⟨
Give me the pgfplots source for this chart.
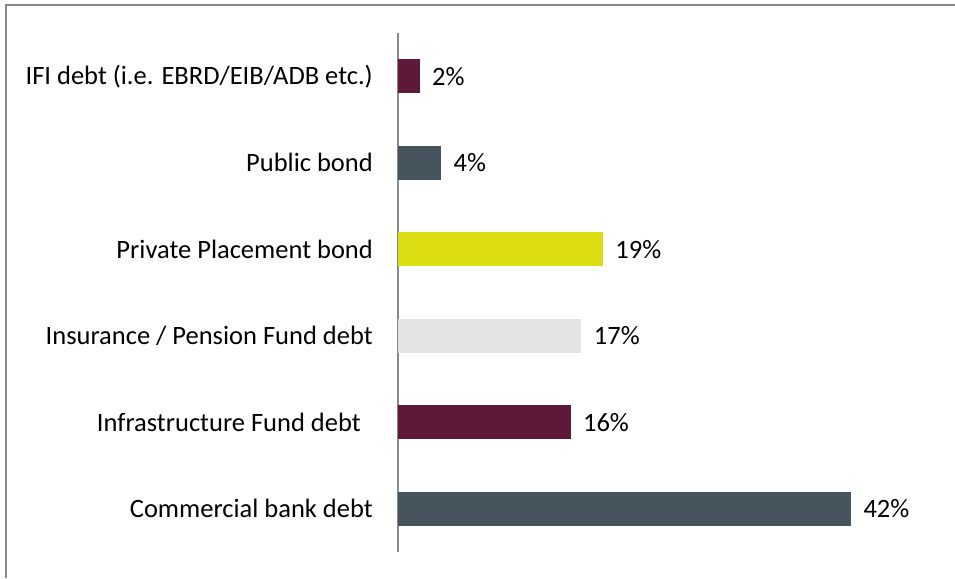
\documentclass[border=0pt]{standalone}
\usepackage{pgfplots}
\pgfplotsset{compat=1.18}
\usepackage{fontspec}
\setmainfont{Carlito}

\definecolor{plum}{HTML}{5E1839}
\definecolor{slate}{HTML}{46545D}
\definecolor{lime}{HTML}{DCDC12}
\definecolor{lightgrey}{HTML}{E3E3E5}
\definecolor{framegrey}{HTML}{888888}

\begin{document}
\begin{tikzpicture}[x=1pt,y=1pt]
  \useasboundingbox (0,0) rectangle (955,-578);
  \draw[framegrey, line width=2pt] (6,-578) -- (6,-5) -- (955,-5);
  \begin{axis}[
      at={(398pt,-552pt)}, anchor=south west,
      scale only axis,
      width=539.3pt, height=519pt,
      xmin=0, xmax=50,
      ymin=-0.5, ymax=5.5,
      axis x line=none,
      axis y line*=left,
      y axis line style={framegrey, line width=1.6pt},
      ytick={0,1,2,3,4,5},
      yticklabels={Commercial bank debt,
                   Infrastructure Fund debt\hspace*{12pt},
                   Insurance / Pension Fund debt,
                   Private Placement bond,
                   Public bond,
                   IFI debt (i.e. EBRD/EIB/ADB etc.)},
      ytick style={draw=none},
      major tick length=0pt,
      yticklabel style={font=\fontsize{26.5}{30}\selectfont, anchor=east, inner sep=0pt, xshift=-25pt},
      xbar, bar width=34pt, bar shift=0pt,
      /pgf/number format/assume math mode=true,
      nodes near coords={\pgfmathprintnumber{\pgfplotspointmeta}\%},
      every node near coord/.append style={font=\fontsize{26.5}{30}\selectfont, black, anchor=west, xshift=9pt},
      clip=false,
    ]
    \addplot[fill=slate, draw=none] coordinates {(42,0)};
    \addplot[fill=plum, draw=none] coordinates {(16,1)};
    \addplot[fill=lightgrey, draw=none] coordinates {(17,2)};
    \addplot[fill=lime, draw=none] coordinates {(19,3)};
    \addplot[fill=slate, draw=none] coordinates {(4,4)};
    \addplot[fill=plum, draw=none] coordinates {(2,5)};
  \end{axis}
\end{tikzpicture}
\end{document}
⟩
REQUIRED TASK: Your task is an exact transcription of all the data, minus the pictures.

TASK ANSWER:
Give me the pgfplots source for this chart.
\documentclass[border=0pt]{standalone}
\usepackage{pgfplots}
\pgfplotsset{compat=1.18}
\usepackage{fontspec}
\setmainfont{Carlito}

\definecolor{plum}{HTML}{5E1839}
\definecolor{slate}{HTML}{46545D}
\definecolor{lime}{HTML}{DCDC12}
\definecolor{lightgrey}{HTML}{E3E3E5}
\definecolor{framegrey}{HTML}{888888}

\begin{document}
\begin{tikzpicture}[x=1pt,y=1pt]
  \useasboundingbox (0,0) rectangle (955,-578);
  \draw[framegrey, line width=2pt] (6,-578) -- (6,-5) -- (955,-5);
  \begin{axis}[
      at={(398pt,-552pt)}, anchor=south west,
      scale only axis,
      width=539.3pt, height=519pt,
      xmin=0, xmax=50,
      ymin=-0.5, ymax=5.5,
      axis x line=none,
      axis y line*=left,
      y axis line style={framegrey, line width=1.6pt},
      ytick={0,1,2,3,4,5},
      yticklabels={Commercial bank debt,
                   Infrastructure Fund debt\hspace*{12pt},
                   Insurance / Pension Fund debt,
                   Private Placement bond,
                   Public bond,
                   IFI debt (i.e. EBRD/EIB/ADB etc.)},
      ytick style={draw=none},
      major tick length=0pt,
      yticklabel style={font=\fontsize{26.5}{30}\selectfont, anchor=east, inner sep=0pt, xshift=-25pt},
      xbar, bar width=34pt, bar shift=0pt,
      /pgf/number format/assume math mode=true,
      nodes near coords={\pgfmathprintnumber{\pgfplotspointmeta}\%},
      every node near coord/.append style={font=\fontsize{26.5}{30}\selectfont, black, anchor=west, xshift=9pt},
      clip=false,
    ]
    \addplot[fill=slate, draw=none] coordinates {(42,0)};
    \addplot[fill=plum, draw=none] coordinates {(16,1)};
    \addplot[fill=lightgrey, draw=none] coordinates {(17,2)};
    \addplot[fill=lime, draw=none] coordinates {(19,3)};
    \addplot[fill=slate, draw=none] coordinates {(4,4)};
    \addplot[fill=plum, draw=none] coordinates {(2,5)};
  \end{axis}
\end{tikzpicture}
\end{document}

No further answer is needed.